M. Rajagopalan (born 29 May 1960) is an Indian politician from the CPI(M) and was the MLA of Thrikaripur in the 14th & 15th Niyamasabha.

== Career ==
Rajagopalan started his social activity through Deshabhimani Balasangham, who was a State office bearer from Kasaragod District. He was also the Union Councillor of Calicut University Union twice, a Senate Member in 1984-85 and later became its General Secretary in 1986.

He became a Director Board Member of Agro Industries Corporation, Governing Body Member of Regional Agro Industrial Development Co-operative of Kerala (RAIDCO), a member of Divisional Railway Users Consultative Committee (DRUCC), and the President of Kayyoor Service Co-operative Bank. He is currently the Chairman of Thejaswini Co-operative Hospital, Neeleswaram.

== Political career ==
Rajagopalan was the State Joint Secretary and a Central Committee Member of Students Federation of India (SFI). He was also Kasaragod District President, Secretary and State Joint Secretary of Democratic Youth Federation of India (DYFI).

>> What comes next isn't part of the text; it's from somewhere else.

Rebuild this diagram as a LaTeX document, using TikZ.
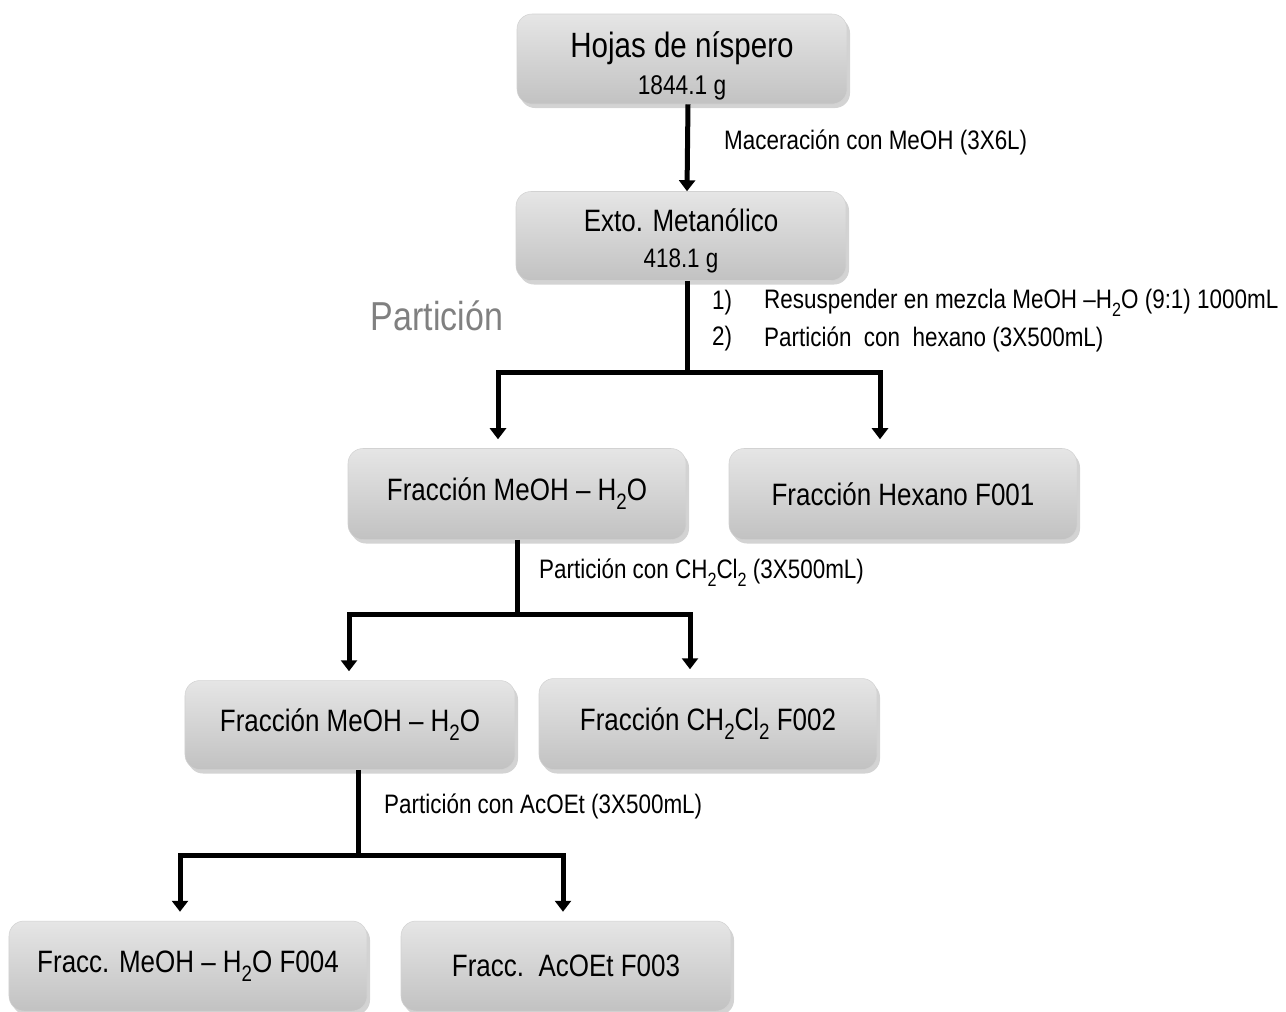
\documentclass[tikz,border=0pt]{standalone}
\usepackage{fontspec}
\setmainfont[FakeStretch=0.84]{Liberation Sans}
\usetikzlibrary{arrows.meta,calc,shadows}

% lowered index for formulas
\newcommand{\subind}[1]{\raisebox{-0.55ex}{\scalebox{0.72}{#1}}}

\tikzset{
  caja/.style={rounded corners=3mm, draw=gray!35, line width=0.3pt,
    top color=gray!20, middle color=gray!40, bottom color=gray!48,
    drop shadow={shadow xshift=0.6mm, shadow yshift=-0.8mm, opacity=0.35},
    align=center, font=\fontsize{17.6}{20}\selectfont},
  linea/.style={line width=1mm},
  flecha/.style={line width=1mm, -{Triangle[width=3.2mm,length=2.2mm]}, shorten >=1.8mm},
  etiqueta/.style={anchor=west, font=\fontsize{15.2}{17}\selectfont}
}

\begin{document}
\begin{tikzpicture}[x=0.2mm, y=-0.2mm]
\useasboundingbox (0,0) rectangle (1286,1011);

% Boxes
\node[caja, inner ysep=0pt, minimum width=66mm, minimum height=18mm] (hojas) at (682,59)
  {\rule{0pt}{22.6pt}{\fontsize{20}{22}\selectfont Hojas de níspero}\\[0.3mm]{\fontsize{15.4}{17}\selectfont 1844.1 g}};
\node[caja, inner ysep=0pt, minimum width=66mm, minimum height=17.8mm] (exto) at (681,236)
  {\rule{0pt}{18.4pt}Exto. Metanólico\\[0.3mm]{\fontsize{15.2}{17}\selectfont 418.1 g}};
\node[caja, minimum width=67.6mm, minimum height=18.2mm] (mh1) at (517,494) {Fracción MeOH -- H\subind{2}O};
\node[caja, minimum width=69.6mm, minimum height=18.2mm] (hex) at (903,494) {Fracción Hexano F001};
\node[caja, minimum width=66mm, minimum height=17.8mm] (mh2) at (350,725) {Fracción MeOH -- H\subind{2}O};
\node[caja, minimum width=67.6mm, minimum height=18.2mm] (dcm) at (708,724) {Fracción CH\subind{2}Cl\subind{2} F002};
\node[caja, minimum width=71.6mm, minimum height=18mm] (f004) at (188,966) {Fracc. MeOH -- H\subind{2}O F004};
\node[caja, minimum width=66mm, minimum height=18mm] (f003) at (566,966) {Fracc.\ \ AcOEt F003};

% Branch points
\coordinate (s1) at (687,372);
\coordinate (s2) at (517,614);
\coordinate (s3) at (358,855);

% Maceration
\draw[flecha, shorten >=0pt] ($(hojas.south)+(6,0)$) -- ($(exto.north)+(6,0)$);
\node[etiqueta] (mac) at (718,142) {Maceración con MeOH (3X6L)};

% First partition
\draw[linea] (s1 |- exto.south) -- (s1);
\draw[flecha] ($(s1)+(2.5,0)$) -| ($(mh1.north)+(-19,0)$);
\draw[flecha] ($(s1)+(-2.5,0)$) -| ($(hex.north)+(-23,0)$);
\node[font=\fontsize{23}{26}\selectfont, text=gray] (part) at (437,316) {Partición};
\node[etiqueta] (n1) at (706,303) {1)};
\node[etiqueta] (p1) at (758,303) {Resuspender en mezcla MeOH --H\subind{2}O (9:1) 1000mL};
\node[etiqueta] (n2) at (706,339) {2)};
\node[etiqueta] (p2) at (758,339) {Partición\ \ con\ \ hexano (3X500mL)};

% Second partition
\draw[linea] (s2 |- mh1.south) -- (s2);
\draw[flecha] ($(s2)+(2.5,0)$) -| ($(mh2.north)+(-1,0)$);
\draw[flecha] ($(s2)+(-2.5,0)$) -| ($(dcm.north)+(-18,0)$);
\node[etiqueta] (p3) at (533,573) {Partición con CH\subind{2}Cl\subind{2} (3X500mL)};

% Third partition
\draw[linea] (s3 |- mh2.south) -- (s3);
\draw[flecha] ($(s3)+(2.5,0)$) -| ($(f004.north)+(-8,0)$);
\draw[flecha] ($(s3)+(-2.5,0)$) -| ($(f003.north)+(-3,0)$);
\node[etiqueta] (p4) at (378,806) {Partición con AcOEt (3X500mL)};

\end{tikzpicture}
\end{document}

He became the President of Kayyur-Cheemeni Grama Panchayat from 2000 to 2005. He is a Director Board member of CPI(M) Kasaragod District Secretariat and the Secretary of Centre of Indian Trade Unions (CITU) Kasaragod District Committee.

== Personal life ==
Rajagopalan is the son of P. Damodaran and M. Devaki. I. Lakshmikutty is his spouse. They have two children: a daughter (Aninditha. L.R) and a son (Sidharth L.R).